The president was reacting to Archbishop Capalla's statement on Oct. 8 raising concern over the spate of killings linked to Duterte's war on drugs.
The retired prelate, who is convenor of the Bishops-Ulama conference, a group that promotes understanding between Muslims and Christians, said the killings are "getting into a spiral and it seems intensifying."
"Wrong is wrong even if everybody is doing it and right is right even if nobody is doing it," the prelate said in a television interview.
"Our sense of morality, our moral values, our sense of right and wrong is not anymore strict. Our conscience has become callous, the end does not justify the means," he said.
The archbishop urged Duterte "to listen to the people, to the poor people who are also suffering."
The president, however, said the country is facing a big problem. Duterte said he is worried that if he will put an end to his war against drugs "the next generation will be lost.”
Duterte denied that the government approves of the executions of suspected drug users and dealers. "I lose two policemen a day all over the country.

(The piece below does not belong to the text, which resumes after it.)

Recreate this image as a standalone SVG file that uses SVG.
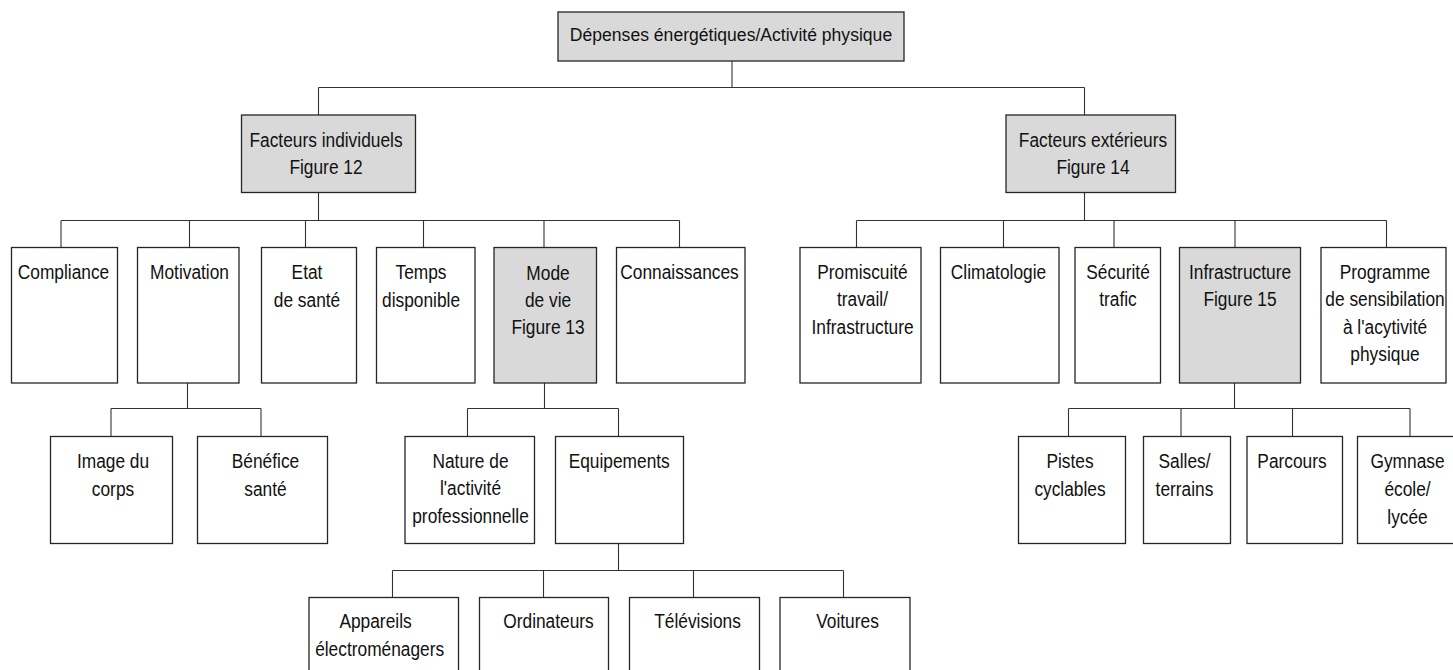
<svg xmlns="http://www.w3.org/2000/svg" width="1453" height="670" viewBox="0 0 1453 670">
<style>
.box{fill:#ffffff;stroke:#262626;stroke-width:1.3}
.gray{fill:#d9d9d9}
.c{fill:none;stroke:#333333;stroke-width:1.1}
.t{font-family:"Liberation Sans",Arial,sans-serif;font-size:21px;fill:#111111;text-anchor:middle}
.tr{font-family:"Liberation Sans",Arial,sans-serif;font-size:19px;fill:#111111;text-anchor:middle}
</style>
<rect x="0" y="0" width="1453" height="670" fill="#ffffff"/>
<g id="connectors">
<path class="c" d="M732 61V87.5M318.5 87.5H1084.5"/>
<path class="c" d="M672 87.5H732" stroke-width="2.4"/>
<path class="c" d="M318.5 87.5V115M318.5 192.5V220.5M61 220.5H679.5M61 220.5V247.5M189.5 220.5V247.5M305.5 220.5V247.5M423.5 220.5V247.5M544 220.5V247.5M679.5 220.5V247.5"/>
<path class="c" d="M1084.5 87.5V115M1084.5 192.5V220.5M856.5 220.5H1386.5M856.5 220.5V247.5M1003.5 220.5V247.5M1114 220.5V247.5M1235 220.5V247.5M1386.5 220.5V247.5"/>
<path class="c" d="M187.5 383V408.5M111 408.5H261M111 408.5V436.5M261 408.5V436.5"/>
<path class="c" d="M544.5 383V408.5M467.5 408.5H618.5M467.5 408.5V436.5M618.5 408.5V436.5"/>
<path class="c" d="M618.5 543.5V570.5M392.5 570.5H843.5M392.5 570.5V597.5M543.5 570.5V597.5M693.5 570.5V597.5M843.5 570.5V597.5"/>
<path class="c" d="M1234.5 383V408.5M1068.5 408.5H1410M1068.5 408.5V436.5M1181 408.5V436.5M1292.5 408.5V436.5M1410 408.5V436.5"/>
</g>
<g id="n-root"><rect class="box gray" x="558" y="12" width="346" height="49"/><text class="tr" transform="translate(731 0) scale(0.925 1)"><tspan x="0" y="41.5">Dépenses énergétiques/Activité physique</tspan></text></g>
<g id="n-indiv"><rect class="box gray" x="241.5" y="115" width="174" height="77.5"/><text class="t" transform="translate(326 0) scale(0.825 1)"><tspan x="0" y="146.7">Facteurs individuels</tspan><tspan x="0" y="174">Figure 12</tspan></text></g>
<g id="n-ext"><rect class="box gray" x="1006" y="115" width="169.5" height="77.5"/><text class="t" transform="translate(1093 0) scale(0.825 1)"><tspan x="0" y="146.7">Facteurs extérieurs</tspan><tspan x="0" y="174">Figure 14</tspan></text></g>
<g id="n-compliance"><rect class="box" x="11.5" y="247.5" width="106" height="135.5"/><text class="t" transform="translate(63.5 0) scale(0.825 1)"><tspan x="0" y="279.3">Compliance</tspan></text></g>
<g id="n-motivation"><rect class="box" x="137.5" y="247.5" width="101.5" height="135.5"/><text class="t" transform="translate(189.5 0) scale(0.825 1)"><tspan x="0" y="279.3">Motivation</tspan></text></g>
<g id="n-etat"><rect class="box" x="261.5" y="247.5" width="95" height="135.5"/><text class="t" transform="translate(307 0) scale(0.825 1)"><tspan x="0" y="279.3">Etat</tspan><tspan x="0" y="306.8">de santé</tspan></text></g>
<g id="n-temps"><rect class="box" x="376.5" y="247.5" width="98.5" height="135.5"/><text class="t" transform="translate(421 0) scale(0.825 1)"><tspan x="0" y="279.3">Temps</tspan><tspan x="0" y="306.8">disponible</tspan></text></g>
<g id="n-mode"><rect class="box gray" x="494" y="247.5" width="102.5" height="135.5"/><text class="t" transform="translate(548 0) scale(0.825 1)"><tspan x="0" y="279.8">Mode</tspan><tspan x="0" y="307">de vie</tspan><tspan x="0" y="334.2">Figure 13</tspan></text></g>
<g id="n-connaissances"><rect class="box" x="616.5" y="247.5" width="128.5" height="135.5"/><text class="t" transform="translate(679.5 0) scale(0.825 1)"><tspan x="0" y="279.3">Connaissances</tspan></text></g>
<g id="n-promiscuite"><rect class="box" x="800" y="247.5" width="121" height="135.5"/><text class="t" transform="translate(862.5 0) scale(0.825 1)"><tspan x="0" y="279">Promiscuité</tspan><tspan x="0" y="306.5">travail/</tspan><tspan x="0" y="334.5">Infrastructure</tspan></text></g>
<g id="n-climatologie"><rect class="box" x="940.5" y="247.5" width="118.5" height="135.5"/><text class="t" transform="translate(998.5 0) scale(0.825 1)"><tspan x="0" y="279">Climatologie</tspan></text></g>
<g id="n-securite"><rect class="box" x="1075" y="247.5" width="85.5" height="135.5"/><text class="t" transform="translate(1118 0) scale(0.825 1)"><tspan x="0" y="279">Sécurité</tspan><tspan x="0" y="306.5">trafic</tspan></text></g>
<g id="n-infra"><rect class="box gray" x="1179.5" y="247.5" width="121" height="135.5"/><text class="t" transform="translate(1240 0) scale(0.825 1)"><tspan x="0" y="279">Infrastructure</tspan><tspan x="0" y="306.5">Figure 15</tspan></text></g>
<g id="n-programme"><rect class="box" x="1321" y="247.5" width="125" height="135.5"/><text class="t" transform="translate(1385 0) scale(0.825 1)"><tspan x="0" y="279">Programme</tspan><tspan x="0" y="306.5">de sensibilation</tspan><tspan x="0" y="334">à l'acytivité</tspan><tspan x="0" y="361.5">physique</tspan></text></g>
<g id="n-image"><rect class="box" x="50.5" y="436.5" width="122" height="107"/><text class="t" transform="translate(113 0) scale(0.825 1)"><tspan x="0" y="468.3">Image du</tspan><tspan x="0" y="496">corps</tspan></text></g>
<g id="n-benefice"><rect class="box" x="197.5" y="436.5" width="130" height="107"/><text class="t" transform="translate(265.5 0) scale(0.825 1)"><tspan x="0" y="468.3">Bénéfice</tspan><tspan x="0" y="496">santé</tspan></text></g>
<g id="n-nature"><rect class="box" x="405" y="436.5" width="129.5" height="107"/><text class="t" transform="translate(470.5 0) scale(0.825 1)"><tspan x="0" y="467.7">Nature de</tspan><tspan x="0" y="495.5">l'activité</tspan><tspan x="0" y="523.3">professionnelle</tspan></text></g>
<g id="n-equipements"><rect class="box" x="555.5" y="436.5" width="128" height="107"/><text class="t" transform="translate(619.2 0) scale(0.825 1)"><tspan x="0" y="467.7">Equipements</tspan></text></g>
<g id="n-pistes"><rect class="box" x="1018.5" y="436.5" width="107" height="107"/><text class="t" transform="translate(1070 0) scale(0.825 1)"><tspan x="0" y="468.3">Pistes</tspan><tspan x="0" y="496.3">cyclables</tspan></text></g>
<g id="n-salles"><rect class="box" x="1143.5" y="436.5" width="87" height="107"/><text class="t" transform="translate(1184.5 0) scale(0.825 1)"><tspan x="0" y="468.3">Salles/</tspan><tspan x="0" y="496.3">terrains</tspan></text></g>
<g id="n-parcours"><rect class="box" x="1247" y="436.5" width="95.5" height="107"/><text class="t" transform="translate(1292 0) scale(0.825 1)"><tspan x="0" y="468.3">Parcours</tspan></text></g>
<g id="n-gymnase"><rect class="box" x="1357.5" y="436.5" width="110" height="107"/><text class="t" transform="translate(1407.5 0) scale(0.825 1)"><tspan x="0" y="468.3">Gymnase</tspan><tspan x="0" y="496.3">école/</tspan><tspan x="0" y="524.3">lycée</tspan></text></g>
<g id="n-appareils"><rect class="box" x="309" y="597.5" width="149.5" height="90"/><text class="t" transform="translate(378 0) scale(0.825 1)"><tspan x="-3" y="628.3">Appareils</tspan><tspan x="2" y="656.5">électroménagers</tspan></text></g>
<g id="n-ordinateurs"><rect class="box" x="479.5" y="597.5" width="129" height="90"/><text class="t" transform="translate(548.5 0) scale(0.825 1)"><tspan x="0" y="628.3">Ordinateurs</tspan></text></g>
<g id="n-televisions"><rect class="box" x="629.5" y="597.5" width="130" height="90"/><text class="t" transform="translate(697.5 0) scale(0.825 1)"><tspan x="0" y="628.3">Télévisions</tspan></text></g>
<g id="n-voitures"><rect class="box" x="780" y="597.5" width="130" height="90"/><text class="t" transform="translate(847.5 0) scale(0.825 1)"><tspan x="0" y="628.3">Voitures</tspan></text></g>
</svg>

How can you say we tolerate the killings?" he said.
Duterte's thorny relationship with clerics
Even before he was elected president, Duterte has been waging a war of words against church leaders, even calling the Catholic Church as "the most hypocritical institution."
The heat just went up as the country's Catholic bishops and other religious groups issued statements condemning the government's war against illegal drugs.
On Oct. 7, Catholic prelates in the central Philippines lashed out at Duterte's "incendiary statements that tend to encourage the killings of drug addicts."
"We are deeply concerned that this alarming insensitivity could lead to a deadening of conscience and the dawning of a culture of death," read a joint-pastoral letter of the dioceses of Bacolod, Dumaguete, San Carlos, and Kabankalan.
Several church leaders said that they would not be surprised if their relationship with the president will worsen in the coming days.
"It will not improve," said Archbishop Ramon Arguelles of Lipa. "It will not improve because that is his character," he said.
Archbishop Arguelles said he expects the president to make true his threat that he will expose anomalies involving priests and bishops.
The prelate, however, said he expects the worst. "There is also a need to purify the church," he said, adding that many have tried to destroy the church in the past but did not succeed.
"It is only right," he said, adding that he cannot blame Duterte for his attitude toward the church because of the criticisms he received from some church leaders.
Retired Archbishop Oscar Cruz of Lingayen-Dagupan said church leaders would not be silent "because there are certain realities that are not acceptable especially the killings."